Arie P. de Ruiter, Head
Information Technology Development

Elsevier Science - Comments on HTML 2 draft document
1 December 1994

(NOTE: Text between | ... | is meant to be printed in Courier font)

1. General criticism on the draft

In general we have observed, in our meeting of 11 November, that the
draft document is full of typing errors. Furthermore we noticed that
HTML 1 was designed by someone with little or no knowledge of SGML,
and that traces of this are still visible in HTML 2 (capacities,
literal and name lengths, ...)

The dtd for HTML 2 will probably parse -- at least we assume the
editor has done this -- but it is definitely a badly designed dtd:

- the dtd displays an odd mixture of form and structure;
- there are three elements, |<head>|, |<body>| and |<html>|, that allow
tag omission for both the start and the end tag;
- many deprecated HTML features are included in the dtd, using the mechanism of marked
sections in a dtd.

We do not like the many uses of entities in the dtd; we believe that
removing these will improve readibility.

A great deal of confusion is caused by the various interpretations of
the paragraph tag, |<p>|, within this one draft document; see
page 13 of the draft for a good example. The question is: ``Is
|<p>| the start or the end of a paragraph?''

2. Page-by-page criticism on the draft

11: Descriptions of browsers (applications of the standard) and
exceptions do not belong in an RFC.

17: Why is namelen 72? In standard SGML, i.e. the Reference Concrete
Syntax (RCS), 8 suffices. It will probably suffice for HTML 2 as well.

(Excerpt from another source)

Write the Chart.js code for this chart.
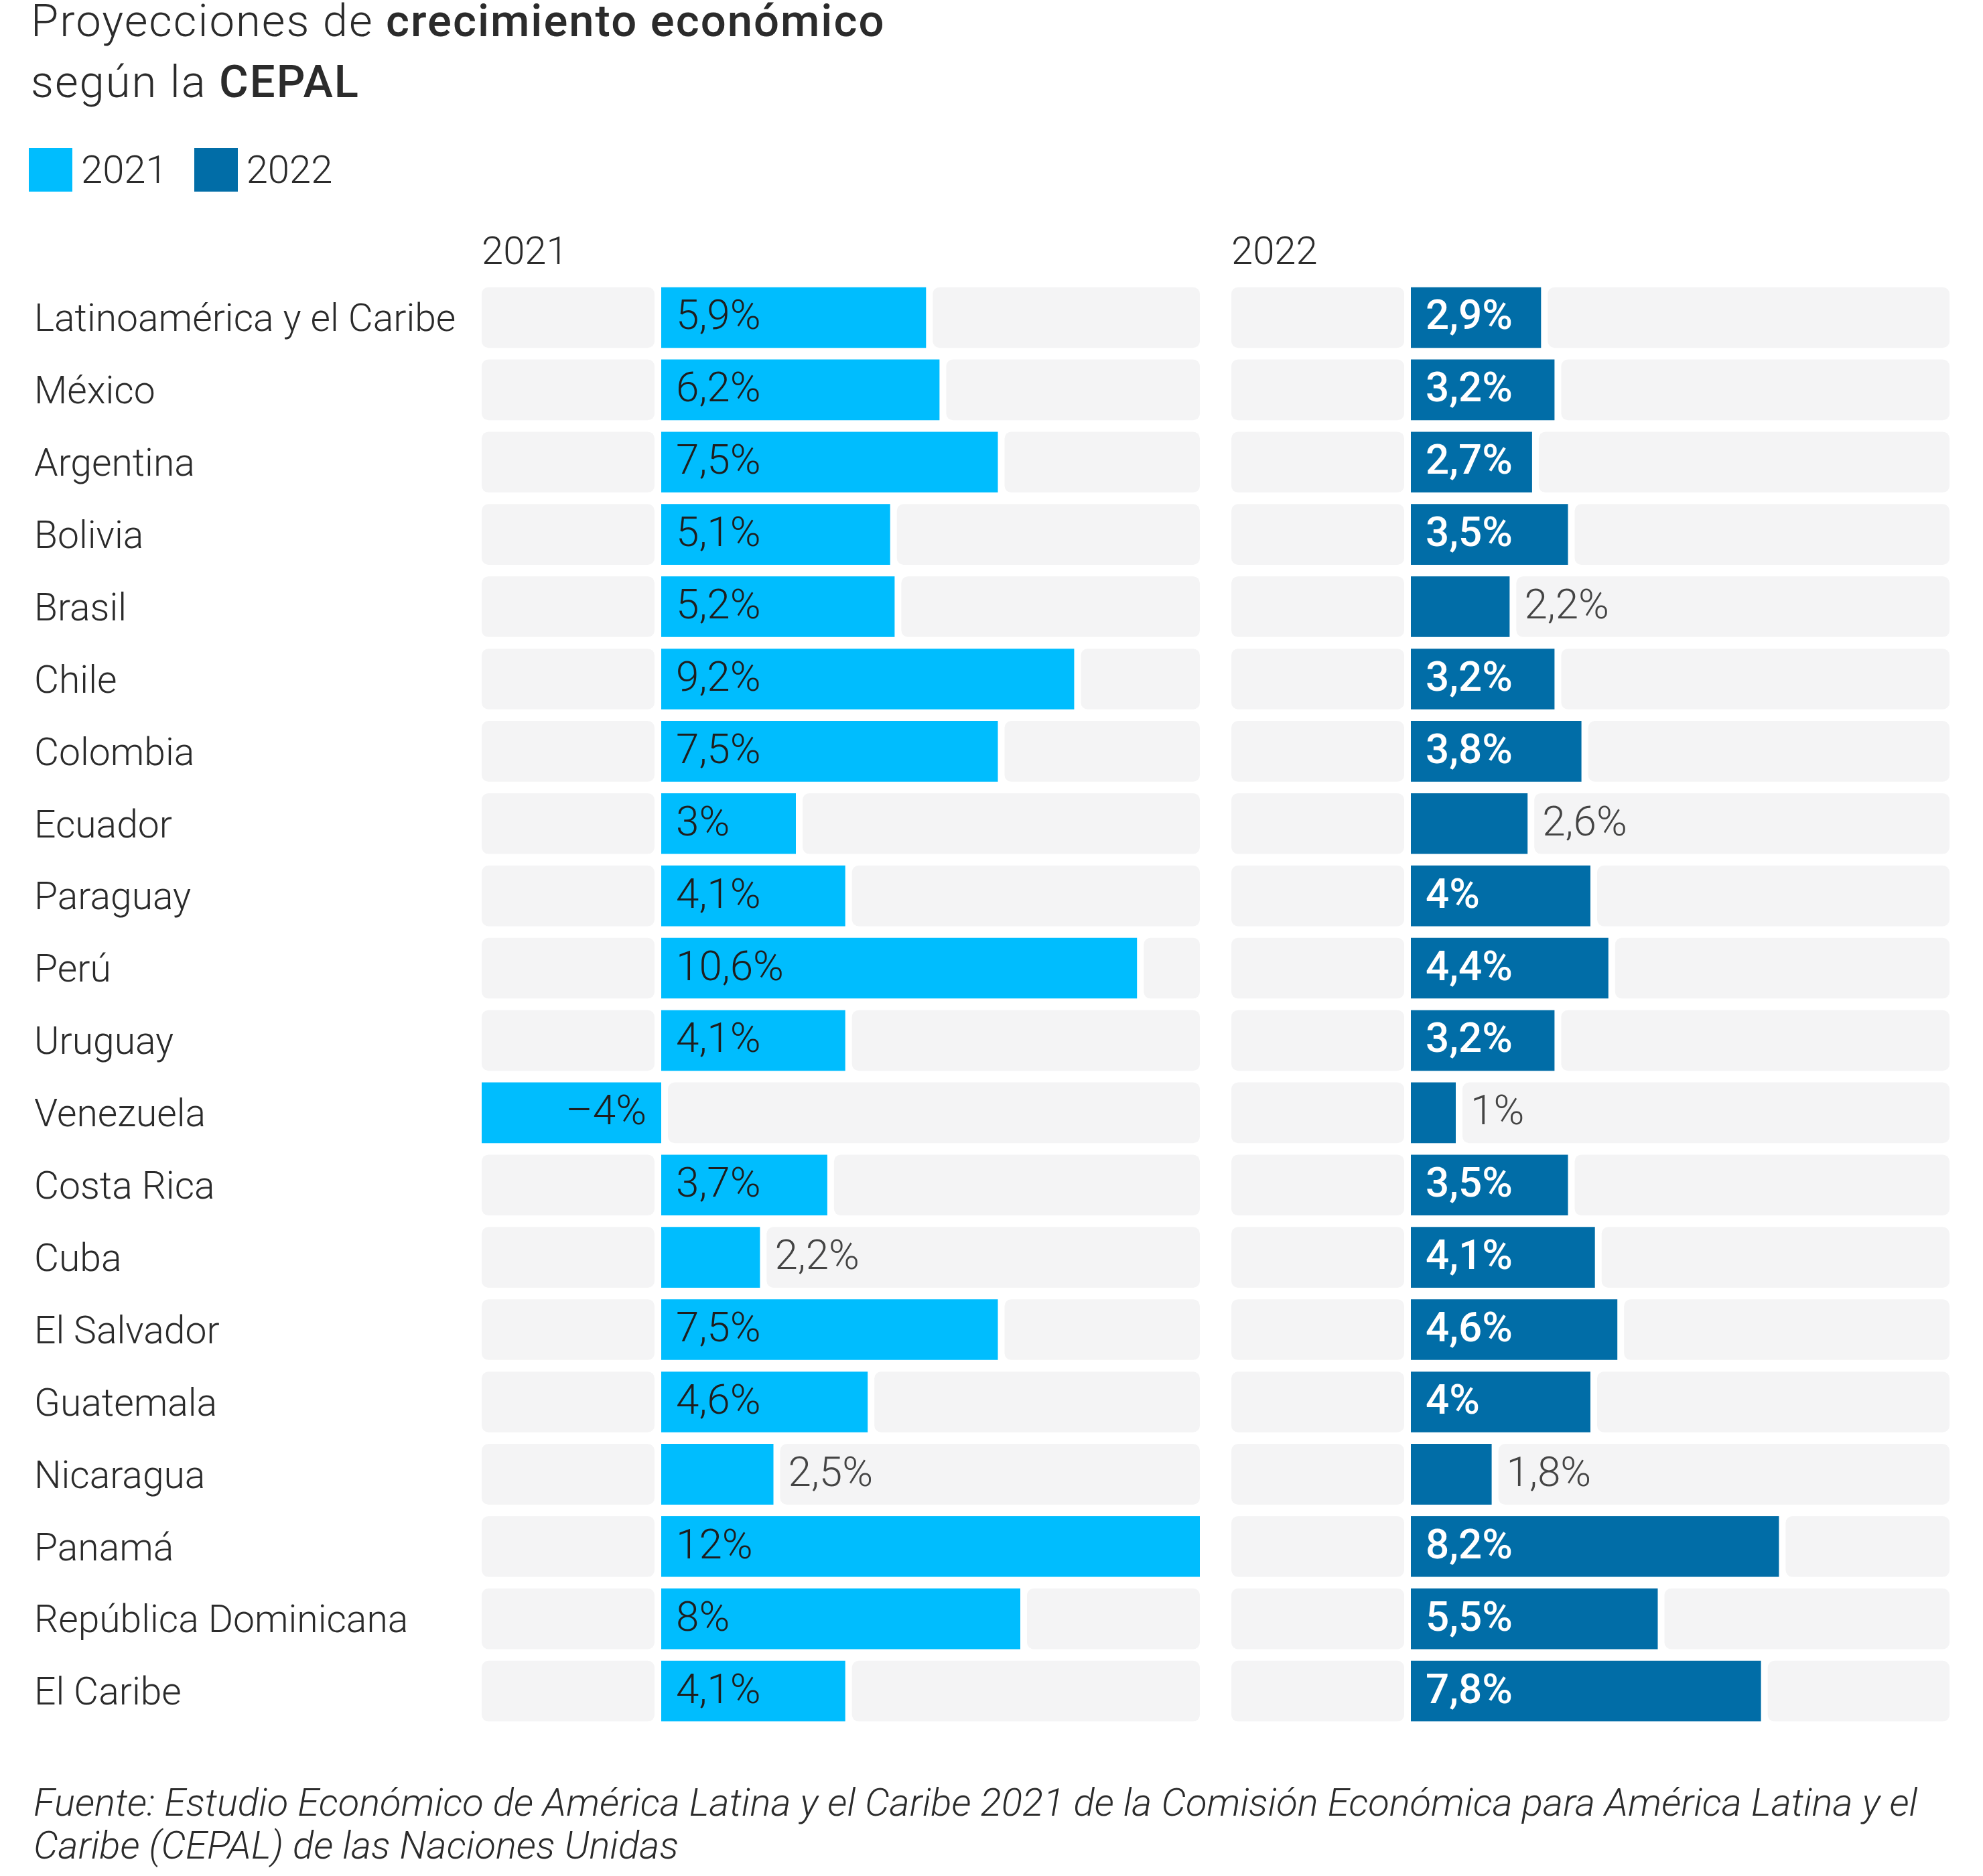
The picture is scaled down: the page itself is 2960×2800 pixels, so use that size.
<!DOCTYPE html>
<html lang="es">
<head>
<meta charset="utf-8">
<script src="https://cdn.jsdelivr.net/npm/chart.js@4.4.0/dist/chart.umd.min.js"></script>
<style>
  html, body { margin: 0; padding: 0; background: #fff; }
  body { width: 2960px; height: 2800px; position: relative; overflow: hidden;
         font-family: Roboto, "Noto Sans", sans-serif; color: #2b2b2b; }
  .titulo { position: absolute; left: 46px; top: -14px; font-size: 67px; font-weight: 300; line-height: 91px; letter-spacing: 2px; }
  .titulo b { font-weight: 500; }
  .leyenda { position: absolute; left: 43px; top: 221px; font-size: 58px; font-weight: 300; line-height: 65px; }
  .leyenda span { display: inline-block; vertical-align: top; }
  .leyenda .caja { width: 65px; height: 65px; margin-right: 13px; }
  .leyenda .txt { margin-right: 40px; }
  .panel { position: absolute; top: 337px; font-size: 58px; font-weight: 300; line-height: 74px; }
  .fuente { position: absolute; left: 50px; top: 2658px; font-size: 58px; font-weight: 300; font-style: italic; line-height: 64px; }
  canvas { position: absolute; top: 420px; }
</style>
</head>
<body>
<div class="titulo">Proyecciones de <b>crecimiento económico</b><br>según la <b>CEPAL</b></div>
<div class="leyenda">
  <span class="caja" style="background:#00bdfe"></span><span class="txt">2021</span><span class="caja" style="background:#016da7"></span><span class="txt">2022</span>
</div>
<div class="panel" style="left:719px">2021</div>
<div class="panel" style="left:1838px">2022</div>
<canvas id="chart2021" width="1800" height="2158" style="left:0"></canvas>
<canvas id="chart2022" width="1072" height="2158" style="left:1838px"></canvas>
<div class="fuente">Fuente: Estudio Económico de América Latina y el Caribe 2021 de la Comisión Económica para América Latina y el<br>Caribe (CEPAL) de las Naciones Unidas</div>

<script>
const categorias = ['Latinoamérica y el Caribe', 'México', 'Argentina', 'Bolivia', 'Brasil', 'Chile', 'Colombia',
  'Ecuador', 'Paraguay', 'Perú', 'Uruguay', 'Venezuela', 'Costa Rica', 'Cuba', 'El Salvador', 'Guatemala',
  'Nicaragua', 'Panamá', 'República Dominicana', 'El Caribe'];
const crecimiento2021 = [5.9, 6.2, 7.5, 5.1, 5.2, 9.2, 7.5, 3, 4.1, 10.6, 4.1, -4, 3.7, 2.2, 7.5, 4.6, 2.5, 12, 8, 4.1];
const crecimiento2022 = [2.9, 3.2, 2.7, 3.5, 2.2, 3.2, 3.8, 2.6, 4, 4.4, 3.2, 1, 3.5, 4.1, 4.6, 4, 1.8, 8.2, 5.5, 7.8];
const ejeMin = -4;
const ejeMax = 12;

const formato = v => (v < 0 ? '–' : '') + String(Math.abs(v)).replace('.', ',') + '%';

// fondo gris de cada fila, partido alrededor de la barra
const fondoFilas = {
  id: 'fondoFilas',
  beforeDatasetsDraw(chart) {
    const ctx = chart.ctx;
    const x = chart.scales.x;
    const izq = x.getPixelForValue(x.min);
    const der = x.getPixelForValue(x.max);
    const hueco = 10;
    ctx.save();
    ctx.fillStyle = '#f4f4f5';
    chart.getDatasetMeta(0).data.forEach(bar => {
      const p = bar.getProps(['x', 'y', 'base', 'height'], true);
      const lo = Math.min(p.x, p.base), hi = Math.max(p.x, p.base);
      const top = p.y - p.height / 2;
      [[izq, lo - hueco], [hi + hueco, der]].forEach(([a, b]) => {
        if (b - a > 2) {
          ctx.beginPath();
          ctx.roundRect(a, top, b - a, p.height, 10);
          ctx.fill();
        }
      });
    });
    ctx.restore();
  }
};

// etiquetas de valor
const etiquetas = {
  id: 'etiquetas',
  afterDatasetsDraw(chart, args, opts) {
    const ctx = chart.ctx;
    const valores = chart.data.datasets[0].data;
    ctx.save();
    ctx.textBaseline = 'middle';
    chart.getDatasetMeta(0).data.forEach((bar, i) => {
      const v = valores[i];
      const p = bar.getProps(['x', 'y', 'base'], true);
      const dentro = Math.abs(v) >= 2.7;
      const pad = 22;
      if (dentro) {
        ctx.fillStyle = opts.colorDentro;
        ctx.font = opts.pesoDentro + ' 62px Roboto';
        if (v < 0) { ctx.textAlign = 'right'; ctx.fillText(formato(v), p.base - pad, p.y + 2); }
        else { ctx.textAlign = 'left'; ctx.fillText(formato(v), p.base + pad, p.y + 2); }
      } else {
        ctx.fillStyle = '#444';
        ctx.font = '300 62px Roboto';
        ctx.textAlign = 'left';
        ctx.fillText(formato(v), p.x + pad, p.y + 2);
      }
    });
    ctx.restore();
  }
};

const opcionesBase = (conEtiquetas, colorDentro, pesoDentro, izquierda, derecha) => ({
  indexAxis: 'y',
  responsive: false,
  animation: false,
  devicePixelRatio: 1,
  layout: { padding: { left: izquierda, right: derecha, top: 0, bottom: 0 } },
  plugins: {
    legend: { display: false },
    tooltip: { enabled: false },
    etiquetas: { colorDentro: colorDentro, pesoDentro: pesoDentro }
  },
  scales: {
    x: { min: ejeMin, max: ejeMax, display: false, grid: { display: false } },
    y: {
      display: conEtiquetas,
      grid: { display: false },
      border: { display: false },
      ticks: {
        crossAlign: 'far',
        color: '#2b2b2b',
        padding: 0,
        labelOffset: 6,
        font: { family: 'Roboto', size: 57, weight: 300 }
      },
      afterFit: s => {
        if (conEtiquetas) s.width = 719 - izquierda;
        s.paddingTop = 0;
        s.paddingBottom = 0;
      }
    }
  }
});

new Chart(document.getElementById('chart2021'), {
  type: 'bar',
  data: {
    labels: categorias,
    datasets: [{
      label: '2021',
      data: crecimiento2021,
      backgroundColor: '#00bdfe',
      categoryPercentage: 1,
      barPercentage: 0.84
    }]
  },
  options: opcionesBase(true, '#1e1e1e', '300', 51, 9),
  plugins: [fondoFilas, etiquetas]
});

new Chart(document.getElementById('chart2022'), {
  type: 'bar',
  data: {
    labels: categorias,
    datasets: [{
      label: '2022',
      data: crecimiento2022,
      backgroundColor: '#016da7',
      categoryPercentage: 1,
      barPercentage: 0.84
    }]
  },
  options: opcionesBase(false, '#ffffff', '500', 0, 0),
  plugins: [fondoFilas, etiquetas]
});
</script>
</body>
</html>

18: If a feature is deprecated, just don't allow it in the dtd!

19: If browsers do not support short tags etc., why not put ``shorttag
no'' in the SGML declaration?

19: The length of an attribute value is limited to 1024 characters,
whereas in the RCS 12 is used. This will limit the length of the
|alt| attribute, but we believe this should be an element, since
it is really the caption of a figure.

22: What is the relation between links, head, isindex and anchors? How
should links be represented?

24: An anchor must have either an href or a name attribute, but we are
aware that this cannot be expressed in SGML. A remark of this kind
should be inserted in the documentation. On the whole, the explanation
of links and anchors should be made more clearly.

25: We do not understand the semantics of the methods attribute to
|<a>|. The explanation is unclear, and there is no example. Referring
to |<link>| is no use, since that explanation is unclear as well. Are
the |rel| and |rev| each other's inverse (loosely speaking)? Our
understanding is that |<link>| is used for indicating semantic
relationships between whole pages, whereas anchors are used for lower
levels, i.e. pointers to a specific position in another page. It also
looks as if |<link>| is almost the same as |<a>| with |rel| and |rev|

26: Shouldn't there be a |<p>| immediately after the |<h1>|? This will
not parse!

26: Headings h1--h6 do not indicate heading levels, but merely
heading styles. If levels are what you want, the dtd needs to be

27: There is no point in stating ``this is discouraged''. Either allow
something in the dtd or don't!

28: The explanation of nested fonts should be rewritten. The present
explanation is unclear, since it looks as if two different examples
give the same output. It should be made absolutely clear that this
can only happen when a client does not have certain fonts. We suggest
that first an example is given of correct output, and then an example
of what a client can do when certain fonts are missing.

29: Sections 3.8 and 3.9 show considerable overlap. What is the
difference between |var|, |kbd| and |tt|?

30: |alt| should become an element (a caption for a figure).

31: We suggest that HTML 2 has only one generic list element to cover
|dit|, |menu| and |ul|, with an attribute to indicate the presentation
type. This makes maintenance of documents much easier.

33: This example shows a different interpretation of |<p>|.

36: What is |</expires>|? December 4, 1993 was not a Tuesday.

37: There is no |<p>| after the |<h1>|.

38-42: Forms seem to be okay. But what does the server receive when
the user of a client package enters data into a form using certain non-standard keys of his
keyboard? In general, the use of ISO Latin-1 in input boxes, button
labels, check boxes, list boxes, etc. is not explained properly.

40: The word ``as'' in the last line is ambiguous.

51, 2nd paragraph: Is this security???

53: Hyphenation is not explained satisfactorily.

66: Is it really necessary to use |%version_attr| in this obscure way?
Why is the HTML version a public identifier?

89: The list of terms is incomplete.